Other countries, including Canada, France, Germany, Great Britain, 
Sweden, and Switzerland, did provide export-import credits. Still, 
"there were some really big snubs," says Michelle Chan-Fishel, 
coordinator of the green-investments project for Friends of the 
Earth. "The Chinese knew that they would have to turn to private 
finance."

They were in luck: Banks that had once disdained so-called emerging 
markets as too risky now saw a potential gold mine. As a result, over 
the last decade, international development has essentially been 
privatized. Since 1990, public development assistance to developing 
countries has remained steady at around $60 billion a year. 
Meanwhile, money from private capital sources shot from $30 billion 
in 1990 to $212 billion in 1996. Unlike the World Bank, which has an 
obligation to include even the most destitute countries in its 
portfolio, private financiers focus on the regions whose hopes for 
prosperity are best.

China is certainly one of those hot markets, but Three Gorges 
apparently carries a stigma. According to FOE's Chan-Fishel, the 
Chinese tried to issue Three Gorges bonds several times over the 
years, but no one in the international markets would buy them.

So the Chinese government tried a new tack-issuing bonds for a state 
bank, which in turn could loan money to the Three Gorges Dam. They 
offered investors guarantees and they hid the fact that Three Gorges 
might be a beneficiary deep in the prospectuses. One environmentalist 
calls these "stealth bonds." In 1997, Lehman Brothers and J.P. Morgan 
were the lead managers on a $330 million bond offering for the State 
Development Bank of China-the main source of government funding for 
Three Gorges. (Lehman Brothers, Credit Suisse First Boston, Morgan 
Stanley, and J.P. Morgan contributed $66 million each. Smith Barney 
underwrote $46.2 million, and Bank of America underwrote $19.8 
million.)

That offering came to the attention of Trillium, which had been 
monitoring Three Gorges since Human Rights Watch issued a dire report 
on relocation in 1995. Trillium considers itself an early-warning 
system for corporations. "Smart companies will try to address our 
concerns," Billenness says. So far, only one large corporation has 
risen to the challenge on Three Gorges. In December 1997, Bank of 
America promised not to commit any direct lending to the Three Gorges 
project and to carefully weigh any transactions that might indirectly 
benefit the dam.

No other bank was as cooperative. As usual, Trillium was forced to 
pursue its mission through shareholder resolutions-it drafts 
statements expressing desired company policies and then asks all 
other shareholders to vote on them. These resolutions rarely pass, 
but they do provide a useful means of raising investor consciousness, 
both because they must be mailed to all stock owners and because the 
authors of the resolutions can question executives at the annual 
meeting.

Trillium launched its campaign at Morgan Stanley Dean Witter in 1998. 
Its resolution, which asked for guidelines to stop such destructive 
projects as Three Gorges, found one major ally: New York City's 
pension fund. Comptroller Alan Hevesi's support was one reason 
Trillium's resolution scored a solid 5.7 percent "yes" vote-enough to 
allow it to be reintroduced in 1999. That caught Morgan's eye, and 
the firm agreed to sit down for talks.

Three high-level Morgan executives met with environmentalists last 
May, but the session didn't go well. "They mentioned they didn't want 
to poke their client in the eye," says Shen. "They want to enter 
China's emerging markets, with good favor from the government-that's 
where they are coming from."

Three Gorges "is a litmus test," Shen adds. "If they are involved in 
Three Gorges and claim they are following any social or environmental 
guidelines, they are really hypocritical."

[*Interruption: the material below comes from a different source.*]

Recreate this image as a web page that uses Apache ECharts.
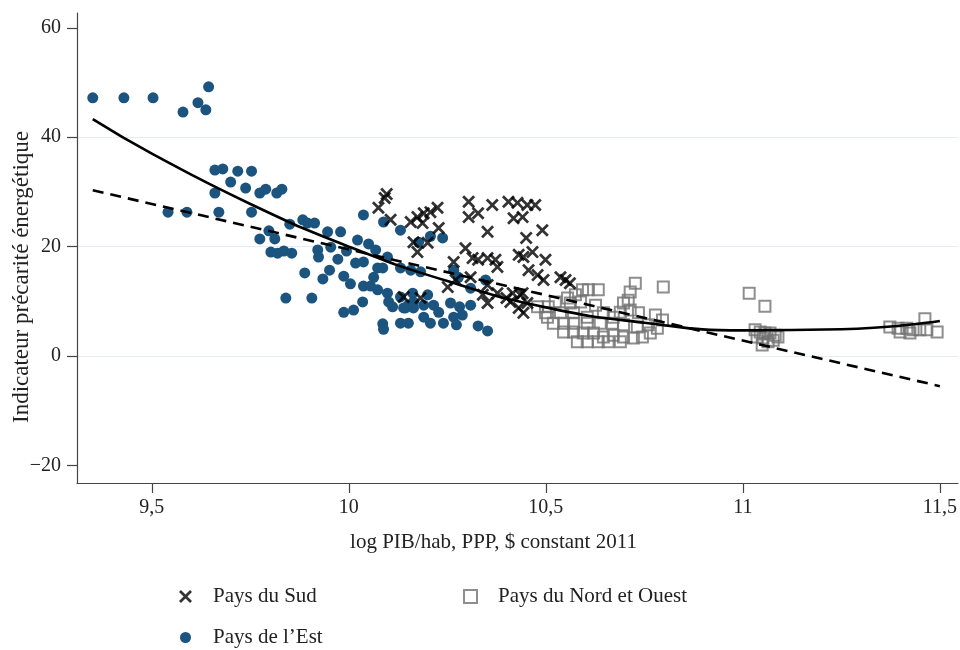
<!DOCTYPE html>
<html>
<head>
<meta charset="utf-8">
<script src="https://cdn.jsdelivr.net/npm/echarts@6/dist/echarts.min.js"></script>
<style>html,body{margin:0;padding:0;background:#fff}#c{width:960px;height:650px}</style>
</head>
<body>
<div id="c"></div>
<script>
// Tick labels
const xTicks = [9.5, 10, 10.5, 11, 11.5];
const yTicks = [-20, 0, 20, 40, 60];

// Pays de l'Est (blue dots) [log PIB/hab, indicateur]
const estPoints = [
 [9.350,47.2],[9.429,47.2],[9.503,47.2],[9.579,44.6],[9.617,46.3],[9.637,45.0],[9.644,49.2],
 [9.660,34.0],[9.680,34.2],[9.718,33.8],[9.753,33.8],[9.700,31.8],[9.738,30.7],[9.774,29.8],
 [9.789,30.5],[9.817,29.8],[9.830,30.5],[9.660,29.8],[9.541,26.3],[9.589,26.3],[9.670,26.3],
 [9.753,26.3],[9.850,24.1],[9.883,24.9],[9.895,24.3],[9.913,24.3],[9.797,22.9],[9.774,21.4],
 [9.812,21.4],[9.802,19.0],[9.819,18.8],[9.835,19.2],[9.855,18.8],[9.921,19.4],[9.923,18.1],
 [9.946,22.7],[9.979,22.7],[9.954,19.9],[9.994,19.2],[9.972,17.7],[9.888,15.2],[9.934,14.1],
 [9.951,15.7],[9.987,14.6],[10.004,13.2],[9.840,10.6],[9.906,10.6],[9.987,8.0],[10.012,8.4],
 [10.035,9.9],[10.022,21.2],[10.050,20.5],[10.068,19.4],[10.098,18.1],[10.017,17.0],[10.037,17.2],
 [10.073,16.1],[10.131,23.0],[10.037,25.8],[10.088,24.5],[10.177,20.8],[10.207,21.9],[10.238,21.6],
 [10.037,12.8],[10.055,12.8],[10.063,14.4],[10.073,12.1],[10.098,11.5],[10.101,9.9],[10.111,9.0],
 [10.139,8.8],[10.151,9.3],[10.086,5.9],[10.088,4.9],[10.131,6.0],[10.151,6.0],[10.086,16.1],
 [10.131,16.1],[10.157,15.7],[10.182,15.4],[10.266,15.7],[10.278,14.4],[10.309,12.4],[10.347,13.9],
 [10.131,10.8],[10.162,11.5],[10.164,9.9],[10.200,11.2],[10.144,8.8],[10.164,8.8],[10.190,9.3],
 [10.215,9.3],[10.228,8.0],[10.258,9.7],[10.281,9.0],[10.309,9.3],[10.266,7.1],[10.288,7.5],
 [10.190,7.1],[10.207,6.0],[10.240,6.0],[10.273,5.7],[10.328,5.5],[10.352,4.6]
];

// Pays du Sud (black crosses)
const sudPoints = [
 [10.096,29.6],[10.091,28.9],[10.075,27.1],[10.106,24.9],[10.157,24.5],[10.174,25.4],[10.190,26.1],
 [10.207,26.3],[10.225,27.1],[10.187,24.3],[10.228,23.4],[10.164,20.8],[10.174,19.0],[10.200,20.7],
 [10.304,28.2],[10.304,25.4],[10.328,26.1],[10.364,27.6],[10.352,22.7],[10.405,28.2],[10.428,28.0],
 [10.418,25.2],[10.441,25.4],[10.453,27.6],[10.473,27.6],[10.491,23.0],[10.450,21.6],[10.296,19.7],
 [10.314,17.9],[10.328,17.6],[10.352,17.9],[10.372,17.6],[10.377,16.3],[10.431,18.5],[10.443,18.1],
 [10.466,19.0],[10.499,17.6],[10.456,15.7],[10.479,14.8],[10.494,13.9],[10.266,17.2],[10.271,13.9],
 [10.251,12.6],[10.309,14.4],[10.340,11.2],[10.352,9.7],[10.377,11.5],[10.400,10.6],[10.416,11.5],
 [10.435,11.2],[10.453,9.7],[10.352,13.0],[10.182,10.6],[10.139,10.8],[10.537,14.4],[10.550,13.9],
 [10.561,13.3],[10.441,11.5],[10.443,7.9],[10.410,9.9],[10.431,8.8]
];

// Pays du Nord et Ouest (grey squares)
const nordPoints = [
 [10.727,13.3],[10.798,12.6],[10.593,12.1],[10.608,12.1],[10.633,12.1],[10.714,11.7],[10.709,10.2],
 [10.697,9.7],[10.575,11.2],[10.555,10.6],[10.524,9.9],[10.506,9.0],[10.562,9.7],[10.588,9.9],
 [10.626,9.3],[10.689,8.0],[10.714,8.4],[10.735,7.9],[10.778,7.5],[10.796,6.6],[10.479,9.0],
 [10.499,7.9],[10.519,6.0],[10.545,4.4],[10.570,4.4],[10.595,4.2],[10.621,4.2],[10.646,3.5],
 [10.671,3.8],[10.697,3.5],[10.722,3.3],[10.745,3.5],[10.580,2.6],[10.605,2.6],[10.633,2.6],
 [10.658,2.6],[10.689,2.6],[10.545,6.0],[10.570,6.0],[10.605,6.0],[10.638,6.0],[10.669,6.0],
 [10.697,5.7],[10.732,5.3],[10.760,5.7],[10.783,5.1],[10.765,4.2],[10.504,7.1],[10.537,7.9],
 [10.570,7.9],[10.605,7.1],[10.646,7.9],[10.671,7.1],
 [11.016,11.5],[11.056,9.1],[11.031,4.8],[11.044,4.4],[11.056,4.2],[11.069,4.2],[11.082,3.8],
 [11.089,3.5],[11.036,3.5],[11.051,3.3],[11.064,2.6],[11.077,2.9],[11.049,2.0],
 [11.373,5.3],[11.394,5.1],[11.416,5.1],[11.432,4.8],[11.424,4.2],[11.449,4.8],[11.462,6.8],
 [11.467,4.8],[11.493,4.4],[11.399,4.4]
];

// Fitted curves
const quadX = [9.35, 9.5, 9.75, 10, 10.25, 10.5, 10.75, 11, 11.25, 11.5];
const quadY = [43.3, 37.0, 27.8, 20.0, 13.7, 8.9, 6.1, 4.7, 4.9, 6.4];
const linX = [9.35, 11.5];
const linY = [30.3, -5.5];

const FONT = 'Liberation Serif';
const crossPath = 'path://M0,1.8L1.8,0L6,4.2L10.2,0L12,1.8L7.8,6L12,10.2L10.2,12L6,7.8L1.8,12L0,10.2L4.2,6Z';

const chart = echarts.init(document.getElementById('c'), null, {renderer: 'canvas'});
const fmt = v => String(v).replace('.', ',');
const legendBase = {
  orient: 'horizontal', itemGap: 0,
  textStyle: {fontFamily: FONT, fontSize: 21, color: '#222'}
};
const lt = pad => Object.assign({}, legendBase.textStyle, {padding: [0, 0, 0, pad]});
chart.setOption({
  animation: false,
  backgroundColor: '#fff',
  grid: {left: 77, right: 2, top: 13, bottom: 167, containLabel: false, outerBoundsMode: 'none'},
  xAxis: {
    type: 'value', min: 9.31, max: 11.546,
    name: 'log PIB/hab, PPP, $ constant 2011', nameLocation: 'middle', nameGap: 49,
    nameMoveOverlap: false,
    nameTextStyle: {fontFamily: FONT, fontSize: 21, color: '#222', padding: [0, 48, 0, 0]},
    axisLine: {show: true, onZero: false, lineStyle: {color: '#444', width: 1.2}},
    axisTick: {show: true, length: 10, lineStyle: {color: '#444', width: 1.2}, customValues: xTicks},
    axisLabel: {fontFamily: FONT, fontSize: 20, color: '#222', margin: 15, formatter: fmt,
                customValues: xTicks},
    splitLine: {show: false}
  },
  yAxis: {
    type: 'value', min: -23.2, max: 62.7,
    name: 'Indicateur précarité énergétique', nameLocation: 'middle', nameGap: 44,
    nameMoveOverlap: false,
    nameTextStyle: {fontFamily: FONT, fontSize: 23, color: '#222', padding: [0, 58, 0, 0]},
    axisLine: {show: true, onZero: false, lineStyle: {color: '#444', width: 1.2}},
    axisTick: {show: true, length: 10, lineStyle: {color: '#444', width: 1.2}, customValues: yTicks},
    axisLabel: {fontFamily: FONT, fontSize: 20, color: '#222', margin: 16,
                customValues: yTicks,
                formatter: v => (v < 0 ? '\u2212' + Math.abs(v) : String(v))},
    splitLine: {show: true, showMinLine: false, showMaxLine: false,
                lineStyle: {color: '#e6edf2', width: 1.2}}
  },
  legend: [
    Object.assign({}, legendBase, {left: 174, top: 581, itemWidth: 13, itemHeight: 13,
      textStyle: lt(16), data: ['Pays du Sud']}),
    Object.assign({}, legendBase, {left: 458, top: 581, itemWidth: 13, itemHeight: 13,
      textStyle: lt(16), data: ['Pays du Nord et Ouest']}),
    Object.assign({}, legendBase, {left: 175, top: 622, itemWidth: 11, itemHeight: 13,
      textStyle: lt(17), data: ['Pays de l\u2019Est']})
  ],
  series: [
    {name: 'Pays du Nord et Ouest', type: 'scatter', symbol: 'rect', symbolSize: 11, data: nordPoints,
     itemStyle: {color: 'rgba(255,255,255,0)', borderColor: '#727272', borderWidth: 2}, z: 2},
    {name: 'Pays de l\u2019Est', type: 'scatter', symbol: 'circle', symbolSize: 11, data: estPoints,
     itemStyle: {color: '#1b547e', opacity: 1}, z: 3},
    {name: 'Pays du Sud', type: 'scatter', symbol: crossPath, symbolSize: 13, data: sudPoints,
     itemStyle: {color: '#000'}, z: 4},
    {name: 'quad', type: 'line', data: quadX.map((x, i) => [x, quadY[i]]), smooth: 0.5,
     showSymbol: false, lineStyle: {color: '#000', width: 2.6}, z: 5, silent: true},
    {name: 'lin', type: 'line', data: linX.map((x, i) => [x, linY[i]]),
     showSymbol: false, lineStyle: {color: '#000', width: 2.6, type: [11, 7]}, z: 5, silent: true}
  ]
});
</script>
</body>
</html>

Only days later, there was news of a $500 million bond issue for the 
China Development Bank, formerly the State Development Bank of China. 
Merrill Lynch and Salomon Smith Barney (part of Citigroup) underwrote 
$225 million each. Morgan Stanley Dean Witter, J.P. Morgan, and Chase 
Securities contributed $6.25 million apiece, and another 12 banks 
from overseas contributed as well. That was certainly a poke in the 
eye for the environmentalists, but Morgan didn't apologize. "They 
never called us back after that," says Julie Tanner, a specialist in 
environment and finance for the National Wildlife Federation.

                        Merrill Lynch and Citigroup say they received 
assurances that none of that $500 million would go to Three Gorges. 
Even if that were true, says IRN's Shen, the fresh cash would 
certainly free up other China Development Bank resources for the dam. 
When it comes to Morgan Stanley Dean Witter, she's ready to declare 
war. IRN has launched a slick, comprehensive Web site, 
floodwallstreet.org, and begun organizing its boycott. It's not clear 
how effective that action will be-IRN has canceled a planned 
demonstration outside the Morgan Stanley Dean Witter annual meeting 
because it's too busy working with other groups on a massive April 16 
protest of the International Monetary Fund in Washington, D.C. But 
IRN's campaign against Discover is endorsed by more than 40 other 
groups, whose combined mailing list numbers in the millions.

                        Meanwhile, the political mood in China may be 
shifting. The current premier, Zhu Rongji, "has never said a kind 
word about the dam," says Shen. He has launched a campaign to root 
out massive dam-related corruption. (China has said that around $600 
million has been embezzled, and one official who stole $1.4 million 
and used it in gambling parties was recently sentenced to death.)

                        "The political will is waning," says FOE's 
Chan-Fishel. "We are optimistic the dam can be stopped." As the 
Chinese struggle to build a dam, the fate of a river, millions of 
people, and several species may depend on activists' abilities to 
stanch a flow of money. "The Three Gorges Dam needs capital from 
Western capital markets," says Billenness. "And if the project 
doesn't get that capital, then it is not going to go forward."